Wednesday, February 27, 2008

Why I never leave out that first critique...

Over at eharlequin on the UK M&B Editors thread, there's been a bit of a discussion about critique partners. I told my story, because I love to. My relationship with my CP is very possibly the most important one in my career; certainly it's the longest running. And I continue to tell the part where I almost quit writing. Read on to see what I wrote:

"Once upon a time I had questions about London as I was writing a to-be-rejected book. :-) I asked on one of the threads here, which has since become The Mouse and Pen thread, and Michelle offered to answer them.

This was I think about the end-ish of 2003? I think around then as Michelle sent me her recipe for christmas pudding. LOL What followed was her offering to read a manuscript for me. If you've read Michelle's posts you've probably gathered she's really smart and I thought, why not. The other thing Michelle is is honest. I got that critique back and cried and considered quitting (she probably hates that I never leave this part out, lol). "

Of course Michelle and I were e-mailing yesterday and talking about it.

There IS a reason why I never leave that part out of the story. In an e-mail to her, I said, "It was a hard lesson to learn but one that a lot of writers NEED to learn in this business. It is sometimes hard to hear the truth but you need to recognize it for truth and be willing to work. In some ways there is a certain amount of ego that has to come with writing and then there is a certain place where it doesn’t belong at ALL. You need it to keep going sometimes….a belief in yourself rather than blind ego, if that makes sense. But you really need to open your mind to the fact that there is always a better way. To see possibilities rather than needing to be RIGHT."

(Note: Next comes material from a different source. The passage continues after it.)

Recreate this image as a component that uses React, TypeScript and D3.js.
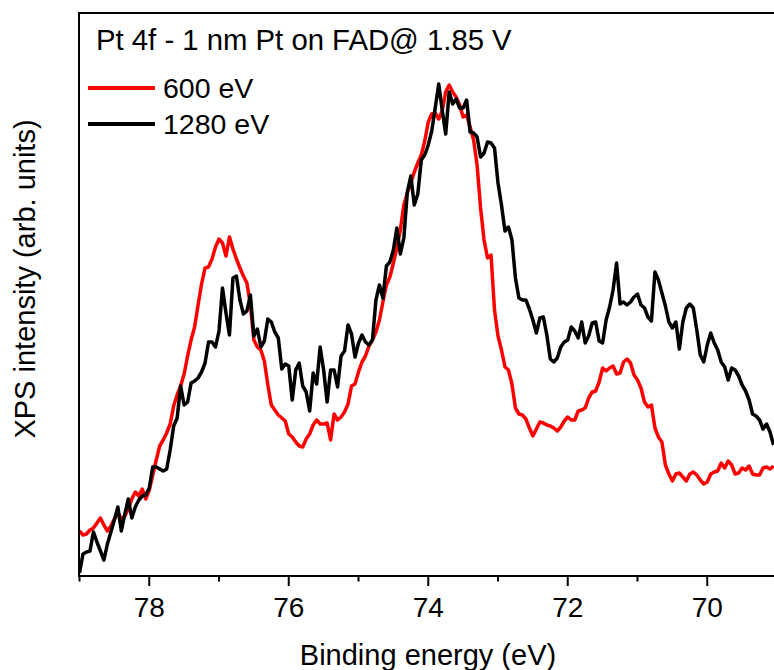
import React from "react";
import * as d3 from "d3";

// Pt 4f spectra, 1 nm Pt on FAD, recorded at two photon energies.
// Binding energy grid: 79.00 eV downwards in 0.05 eV steps.
const startEnergy = 79.0;
const energyStep = 0.05;

// Intensities in arbitrary units
const intensity600 = [
  45, 41, 42, 46, 48, 53, 58, 51, 45, 50,
  57, 63, 57, 60, 67, 77, 84, 80, 87, 77,
  86, 101, 116, 130, 136, 143, 152, 170, 181, 190,
  202, 220, 236, 249, 271, 292, 308, 309, 317, 329,
  337, 333, 320, 339, 327, 317, 308, 300, 293, 271,
  236, 229, 226, 215, 191, 171, 166, 161, 158, 155,
  142, 139, 134, 130, 129, 137, 142, 151, 156, 152,
  152, 153, 136, 162, 156, 159, 164, 172, 190, 192,
  204, 214, 220, 230, 236, 244, 256, 274, 291, 299,
  313, 328, 346, 371, 383, 393, 404, 413, 421, 435,
  454, 462, 463, 457, 465, 484, 491, 484, 479, 471,
  459, 461, 449, 436, 411, 368, 336, 318, 321, 266,
  240, 226, 209, 206, 192, 168, 162, 161, 157, 148,
  140, 147, 154, 153, 151, 150, 148, 145, 149, 155,
  159, 156, 156, 165, 166, 168, 178, 184, 185, 194,
  208, 205, 208, 210, 202, 203, 214, 217, 213, 201,
  196, 188, 174, 169, 171, 148, 139, 134, 111, 102,
  95, 102, 103, 99, 95, 102, 104, 101, 96, 92,
  94, 102, 104, 105, 113, 108, 115, 111, 102, 103,
  108, 106, 110, 102, 101, 101, 108, 109, 107, 110,
];

const intensity1280 = [
  3, 22, 24, 25, 44, 34, 25, 16, 32, 44,
  56, 69, 45, 62, 77, 58, 69, 76, 80, 81,
  88, 109, 109, 107, 105, 107, 126, 150, 158, 190,
  171, 174, 193, 195, 198, 204, 213, 234, 234, 229,
  245, 288, 263, 241, 298, 300, 276, 262, 265, 281,
  240, 247, 229, 235, 257, 254, 244, 238, 207, 212,
  210, 176, 206, 213, 190, 184, 165, 203, 192, 229,
  206, 174, 206, 206, 189, 220, 225, 251, 242, 219,
  233, 241, 234, 231, 236, 276, 291, 278, 310, 314,
  326, 348, 322, 338, 384, 400, 371, 382, 416, 421,
  431, 445, 468, 492, 466, 442, 484, 472, 477, 468,
  468, 476, 444, 443, 439, 419, 423, 434, 433, 428,
  393, 371, 345, 349, 336, 298, 278, 276, 276, 267,
  256, 243, 258, 259, 241, 217, 214, 218, 229, 234,
  236, 249, 245, 238, 254, 233, 240, 253, 254, 235,
  233, 256, 269, 286, 313, 272, 274, 271, 274, 279,
  282, 271, 268, 259, 255, 304, 296, 283, 270, 254,
  248, 254, 227, 254, 268, 272, 268, 246, 221, 214,
  231, 243, 233, 226, 214, 209, 196, 208, 206, 200,
  191, 185, 176, 162, 160, 156, 147, 152, 144, 131,
];

const majorTicks = [78, 76, 74, 72, 70];
const minorTicks = [79, 77, 75, 73, 71];

const seriesLabels = ["600 eV", "1280 eV"];
const seriesColors = ["#ff0000", "#000000"];

const titleText = "Pt 4f - 1 nm Pt on FAD@ 1.85 V";
const xLabel = "Binding energy (eV)";
const yLabel = "XPS intensity (arb. units)";

const W = 774;
const H = 670;
const left = 79;
const top = 13;
const bottom = 576;
const FONT = "'Liberation Sans', Arial, Helvetica, sans-serif";

export default function App() {
  const x = d3.scaleLinear().domain([79, 69]).range([79.5, 777]);
  const y = d3.scaleLinear().domain([0, bottom - top]).range([bottom, top]);

  const energy = (i: number) => startEnergy - energyStep * i;

  const line = d3
    .line<number>()
    .x((_, i) => x(energy(i)))
    .y((v) => y(v));

  const series = [intensity600, intensity1280];

  return (
    <svg
      width={W}
      height={H}
      style={{ position: "absolute", left: 0, top: 0, background: "#fff" }}
      fontFamily={FONT}
    >
      <defs>
        <clipPath id="plotClip">
          <rect x={left} y={top} width={W - left} height={bottom - top} />
        </clipPath>
      </defs>
      <rect x={0} y={0} width={W} height={H} fill="#fff" />

      <g clipPath="url(#plotClip)">
        {series.map((s, k) => (
          <path
            key={k}
            d={line(s) || ""}
            fill="none"
            stroke={seriesColors[k]}
            strokeWidth={3.5}
            strokeLinejoin="round"
          />
        ))}
      </g>

      {/* frame */}
      <line x1={left} x2={W} y1={top} y2={top} stroke="#000" strokeWidth={2} />
      <line x1={left} x2={left} y1={top - 1} y2={bottom + 1} stroke="#000" strokeWidth={2} />
      <line x1={left} x2={W} y1={bottom} y2={bottom} stroke="#000" strokeWidth={2} />

      {/* x ticks */}
      {majorTicks.map((t) => (
        <g key={"M" + t}>
          <line x1={x(t)} x2={x(t)} y1={bottom} y2={bottom + 10} stroke="#000" strokeWidth={2} />
          <text x={x(t)} y={617} textAnchor="middle" fontSize={28}>
            {t}
          </text>
        </g>
      ))}
      {minorTicks.map((t) => (
        <line key={"m" + t} x1={x(t)} x2={x(t)} y1={bottom} y2={bottom + 5.5} stroke="#000" strokeWidth={2} />
      ))}

      {/* axis titles */}
      <text x={428} y={665} textAnchor="middle" fontSize={29}>
        {xLabel}
      </text>
      <text
        transform="translate(35,279) rotate(-90)"
        textAnchor="middle"
        fontSize={29}
      >
        {yLabel}
      </text>

      {/* annotation + legend */}
      <text x={96} y={50} fontSize={29.3}>
        {titleText}
      </text>
      {seriesLabels.map((lab, k) => (
        <g key={lab}>
          <line
            x1={88}
            x2={155}
            y1={88 + 36 * k}
            y2={88 + 36 * k}
            stroke={seriesColors[k]}
            strokeWidth={4}
          />
          <text x={163} y={98 + 36 * k} fontSize={28.5}>
            {lab}
          </text>
        </g>
      ))}
    </svg>
  );
}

As writers we love what we create. But you cannot be married to your words. You need to accept that you WILL be asked to change things and make adjustments. The writer that refuses to change anything because their writing is perfect, or simply because they say this is THEIR story....those writers are shooting themselves in the foot. They will likely miss out on a contract, and more than that, they are missing a learning opportunity. I can honestly say that revisions always make my books stronger. And that means the changes I make based on critiques or the ones I make at my editor's urging.

When Michelle sent that critique, I wasn't ready. Full stop. The difference is, an editor sent me a form letter and Michelle pointed out WHY. She gave me something to work with. There was no place for pride...I could either be right, or I could learn and work towards getting published. No one is going to coddle you and urge you along, editors and agents are just TOO busy. So with that first critique, I cried because my pride was hurt. Then I knew that despite it, I WANTED to be published. I couldn't imagine quitting. So I looked again, and rolled up my sleeves.

I think I feel so passionately about it because I know how hard I worked. I know how much I worked learning craft and submitting and being rejected (and by the way, the learning never ends). I know some people sell right away, but for most there's a learning curve and it takes however long it takes. And I think it's a part of my upbringing that says, if you can't do it, then quit. If you can, look forward and hitch up your britches for hard work. If you are willing to take the journey, you'll get to the destination.

For what it's worth, a few years later the rewrite of that first book she critiqued became HIRED BY THE COWBOY, my first Harlequin Romance.

Food for thought.


  1. Bravo, Donna. Inspiring words that I'm certain many people need to hear. (Yes, me included.)

    You do need to check your ego at the door for this business -- and you can only do this if you love what you do and are willing to work HARD for it.

    I guess some forehead tattooing is in order, huh...? :) *sigh*

  2. The point is that perservance pays, and I got you over to the Dark Side where you love revisions.

    I can remember you saying that my mantra of the day -- Great Books are not written but rewritten was very depressing...then coming to understand what I meant.